La date de début des vendanges ne correspond pas à un état physiologique précis des raisins. Elle est bien sûr influencée par la précocité, mais aussi par les contraintes et les choix stratégiques des opérateurs. La véraison, début de l’accumulation des sucres dans les baies, correspond, elle, à un stade physiologique bien défini, non influencé pas des facteurs humains.

Sur les 28 années des contrôles enregistrés dans nos bases de données, la maturation, qui correspond à la période entre la véraison et la récolte, dure en moyenne 46 jours. Les dates de vendanges et de véraison sont bien corrélées (figure 2). On observe toutefois pour certaines années une durée de maturation très rapide :
– 35 jours en 1991, année de gel se traduisant par une charge très faible (48 hl/ha) ;
– 26 jours en 2003 liés à des conditions météorologiques exceptionnelles (canicule).

Compte tenu de cette forte corrélation, le critère retenu pour évaluer la précocité est la date de début des vendanges, qui prend en compte l’ensemble du cycle (y compris la maturation) et correspond aux moûts récoltés.

La date de fin floraison est également relativement bien corrélée à la date de début de vendanges. Par contre, celles de début floraison et surtout de débourrement le sont beaucoup moins.
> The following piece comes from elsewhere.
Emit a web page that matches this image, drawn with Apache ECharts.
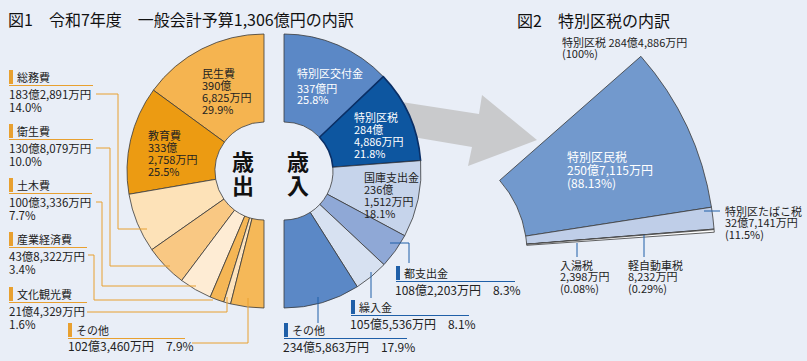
<!DOCTYPE html>
<html><head><meta charset="utf-8">
<script src="https://cdn.jsdelivr.net/npm/echarts@6/dist/echarts.min.js"></script>
<style>html,body{margin:0;padding:0;background:#e9eef7}#c{width:807px;height:361px}</style>
</head><body><div id="c"></div>
<script>
// ---------- DATA (amounts in 万円) ----------
const expenseNames  = ['民生費','教育費','総務費','衛生費','土木費','産業経済費','文化観光費','その他'];
const expenseValues = [3906825, 3332758, 1832891, 1308079, 1003336, 438322, 214329, 1023460];
const expensePct    = ['29.9%','25.5%','14.0%','10.0%','7.7%','3.4%','1.6%','7.9%'];

const revenueNames  = ['特別区交付金','特別区税','国庫支出金','都支出金','繰入金','その他'];
const revenueValues = [3370000, 2844886, 2361512, 1082203, 1055536, 2345863];
const revenuePct    = ['25.8%','21.8%','18.1%','8.3%','8.1%','17.9%'];

const taxNames  = ['特別区民税','特別区たばこ税','軽自動車税','入湯税'];
const taxValues = [2507115, 327141, 8232, 2398];
const taxPct    = ['(88.13%)','(11.5%)','(0.29%)','(0.08%)'];
const taxTotalLabel = '特別区税';
const taxTotalPct = '(100%)';

const title1 = '図1　令和7年度　一般会計予算1,306億円の内訳';
const title2 = '図2　特別区税の内訳';

// ---------- STYLE / LAYOUT ----------
const FONT = '"Noto Sans CJK JP","Noto Sans",sans-serif';
const expenseColors = ['#f5b450','#ec9b12','#fde2b8','#f9c883','#feecd4','#f5b655','#fde3bd','#f5b858'];
const revenueColors = ['#5b88c6','#0d56a0','#c6d4eb','#8fa8d6','#d7e1f1','#5b88c6'];
const taxColors = ['#7299cd','#bfcee8','#f7f9fd','#ffffff'];
const ORANGE = '#e8a030', BLUE = '#1f5fa8';

function fmtAmount(v){
  const oku = Math.floor(v/10000), man = v % 10000;
  let s = oku > 0 ? oku + '億' : '';
  s += man > 0 ? man.toLocaleString('en-US') + '万円' : '円';
  return s;
}
function fmtSplit(v){
  const oku = Math.floor(v/10000), man = v % 10000;
  return man > 0 ? oku + '億\n' + man.toLocaleString('en-US') + '万円' : oku + '億円';
}

const g = [];
function text(x, y, str, opt){
  g.push({type:'text', x:x, y:y, z:20, style:Object.assign({text:str, font:'11px '+FONT, fill:'#222', textVerticalAlign:'top'}, opt||{})});
}
function line(pts, color){
  g.push({type:'polyline', z:15, shape:{points:pts}, style:{stroke:color, lineWidth:1, fill:null}});
}
function tag(x, yName, xEnd, name, color){
  g.push({type:'rect', z:15, shape:{x:x, y:yName-7, width:4, height:14}, style:{fill:color}});
  text(x+8, yName, name, {textVerticalAlign:'middle', font:'11px '+FONT});
  line([[x, yName+8.5],[xEnd, yName+8.5]], color);
}

// titles
text(8, 19, title1, {font:'16px '+FONT, fill:'#111', textVerticalAlign:'middle'});
text(517, 20, title2, {font:'16px '+FONT, fill:'#111', textVerticalAlign:'middle'});

// arrow (behind)
g.push({type:'polygon', z:0, shape:{points:[[395,101],[479,114],[482,95],[537,140],[468,166],[472,147],[395,134]]}, style:{fill:'#c9cacc'}});

// center texts
text(243, 172, '歳\n出', {font:'bold 22px '+FONT, fill:'#111', textAlign:'center', textVerticalAlign:'middle', lineHeight:24});
text(298, 172, '歳\n入', {font:'bold 22px '+FONT, fill:'#111', textAlign:'center', textVerticalAlign:'middle', lineHeight:24});

// inner labels fig1
const expInner = {0:[202,67], 1:[148,129]};
Object.keys(expInner).forEach(k=>{
  const i=+k; text(expInner[k][0], expInner[k][1], expenseNames[i]+'\n'+fmtSplit(expenseValues[i])+'\n'+expensePct[i], {lineHeight:12, fill:'#222'});
});
text(297, 64, '{n|'+revenueNames[0]+'}\n{v|'+fmtSplit(revenueValues[0])+'}\n{v|'+revenuePct[0]+'}',
  {fill:'#fff', rich:{n:{font:'11px '+FONT, fill:'#fff', lineHeight:18}, v:{font:'11px '+FONT, fill:'#fff', lineHeight:11.5}}});
text(354, 111, revenueNames[1]+'\n'+fmtSplit(revenueValues[1])+'\n'+revenuePct[1], {lineHeight:12, fill:'#fff'});
text(364, 171, revenueNames[2]+'\n'+fmtSplit(revenueValues[2])+'\n'+revenuePct[2], {lineHeight:12, fill:'#222'});

// external labels, left (expense)
const leftTags = [
  {i:2, y:77, xe:93, lead:[[96,94],[118,94],[118,229],[147,229]]},
  {i:3, y:131, xe:93, lead:[[96,148],[110,148],[110,266],[170,266]]},
  {i:4, y:185, xe:92, lead:[[96,202],[102,202],[102,286],[196,286]]},
  {i:5, y:239, xe:87, lead:[[88,255],[94,255],[94,300],[213,300]]},
  {i:6, y:294, xe:87, lead:[[87,312],[227,312],[227,297]]}
];
leftTags.forEach(t=>{
  tag(9, t.y, t.xe, expenseNames[t.i], ORANGE);
  text(9, t.y+11, fmtAmount(expenseValues[t.i])+'\n'+expensePct[t.i], {font:'11.5px '+FONT, lineHeight:12.5});
  line(t.lead, ORANGE);
});
tag(68, 330, 185, expenseNames[7], ORANGE);
text(68, 339, fmtAmount(expenseValues[7])+'　'+expensePct[7], {font:'12px '+FONT});
line([[192,343],[248,343],[248,298]], ORANGE);

// external labels, right (revenue)
const rightTags = [
  {i:3, x:396, y:273, xe:515, lead:[[390,243],[409,243],[409,263]]},
  {i:4, x:351, y:307, xe:469, lead:[[371,272],[371,298]]},
  {i:5, x:284, y:330, xe:407, lead:[[318,297],[318,323]]}
];
rightTags.forEach(t=>{
  tag(t.x, t.y, t.xe, revenueNames[t.i], BLUE);
  text(t.x-1, t.y+10, fmtAmount(revenueValues[t.i])+'　'+revenuePct[t.i], {font:'12px '+FONT});
  line(t.lead, BLUE);
});

// fig2 labels
const taxTotal = taxValues.reduce((a,b)=>a+b,0);
text(562, 36, taxTotalLabel+' '+fmtAmount(taxTotal)+'\n'+taxTotalPct, {lineHeight:11.5});
text(567, 150, taxNames[0]+'\n'+fmtAmount(taxValues[0])+'\n'+taxPct[0], {font:'12px '+FONT, lineHeight:13, fill:'#fff'});
text(725, 205, taxNames[1]+'\n'+fmtAmount(taxValues[1])+'\n'+taxPct[1], {lineHeight:11.5});
line([[704,211],[720,211]], BLUE);
text(628, 259, taxNames[2]+'\n'+fmtAmount(taxValues[2])+'\n'+taxPct[2], {lineHeight:11.5});
line([[644,235],[644,257]], BLUE);
text(560, 259, taxNames[3]+'\n'+fmtAmount(taxValues[3])+'\n'+taxPct[3], {lineHeight:11.5});
line([[577,243],[577,257]], BLUE);

const pieBase = {type:'pie', silent:true, animation:false, avoidLabelOverlap:false,
  label:{show:false}, labelLine:{show:false}};

const chart = echarts.init(document.getElementById('c'), null, {renderer:'svg', width:807, height:361});
chart.setOption({
  backgroundColor:'#e9eef7',
  animation:false,
  graphic: g,
  series:[
    Object.assign({}, pieBase, {
      center:[264,171], radius:[49,137], startAngle:90, endAngle:270, clockwise:false,
      itemStyle:{borderColor:'#3a3a3a', borderWidth:0.8},
      data: expenseNames.map((n,i)=>({name:n, value:expenseValues[i], itemStyle:{color:expenseColors[i]}}))
    }),
    Object.assign({}, pieBase, {
      center:[284,171], radius:[49,137], startAngle:90, endAngle:-90, clockwise:true,
      itemStyle:{borderColor:'#3a3a3a', borderWidth:0.8},
      data: revenueNames.map((n,i)=>({name:n, value:revenueValues[i],
        itemStyle: i===1 ? {color:revenueColors[i], borderColor:'#0a2f66', borderWidth:1.6} : {color:revenueColors[i]}}))
    }),
    Object.assign({}, pieBase, {
      center:[417,253], radius:[110,298], startAngle:41.3, endAngle:4, clockwise:true, minAngle:0.5,
      itemStyle:{borderColor:'#3a3a3a', borderWidth:0.8},
      data: taxNames.map((n,i)=>({name:n, value:taxValues[i], itemStyle:{color:taxColors[i]}}))
    })
  ]
});
</script></body></html>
Ainsi, pour la date débourrement la tendance d’avancée précédemment observée sur la date début vendanges n’existe pratiquement plus (figure 3).
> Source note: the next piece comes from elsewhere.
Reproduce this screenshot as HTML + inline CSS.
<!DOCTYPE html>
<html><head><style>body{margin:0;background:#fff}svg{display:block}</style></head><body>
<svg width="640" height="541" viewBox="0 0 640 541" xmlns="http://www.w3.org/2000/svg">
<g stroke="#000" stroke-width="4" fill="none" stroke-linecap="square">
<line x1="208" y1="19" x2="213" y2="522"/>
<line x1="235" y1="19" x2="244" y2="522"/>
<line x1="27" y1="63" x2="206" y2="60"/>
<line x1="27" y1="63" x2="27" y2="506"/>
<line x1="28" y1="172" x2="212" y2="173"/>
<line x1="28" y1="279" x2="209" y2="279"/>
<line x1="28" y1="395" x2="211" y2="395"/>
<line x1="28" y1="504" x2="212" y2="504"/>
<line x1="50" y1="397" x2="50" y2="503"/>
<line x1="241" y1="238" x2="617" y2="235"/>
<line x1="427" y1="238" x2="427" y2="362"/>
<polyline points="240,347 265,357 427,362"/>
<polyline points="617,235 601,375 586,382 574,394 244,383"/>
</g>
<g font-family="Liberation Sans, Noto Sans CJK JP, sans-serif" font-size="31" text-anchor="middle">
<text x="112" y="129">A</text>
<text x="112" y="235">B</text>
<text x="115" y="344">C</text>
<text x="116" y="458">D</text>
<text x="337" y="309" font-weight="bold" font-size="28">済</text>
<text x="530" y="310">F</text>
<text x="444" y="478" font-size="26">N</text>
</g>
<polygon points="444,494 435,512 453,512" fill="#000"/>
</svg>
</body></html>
La tendance, estimée par régression linéaire (figure 4), donne de 1979 à 2006 (28 ans) une avancée de :
– 21 jours pour le début des vendanges ;
– 19 jours pour la véraison ;
– 19 jours pour la fin floraison ;
– 14 jours pour le début floraison ;
– 4 jours pour le débourrement.

On peut donc conclure que l’avancée de la date des vendanges observée ces dernières années est due essentiellement à une diminution de la durée du cycle végétatif. C’est ce qui ressort de la figure 5, qui illustre bien, pour l’essentiel, l’accélération des phases de véraison et de maturation.

L’Incidence de l’évolution de la précocité sur les moûts et les eaux-de de-vie

Distinguer la tendance et les fluctuations annuelles

La précocité a été dissociée en deux composantes (figure 6) :
– la tendance à moyen terme (avancement de la précocité, entre groupes d’années) ;
– les fluctuations de précocité entre années proches.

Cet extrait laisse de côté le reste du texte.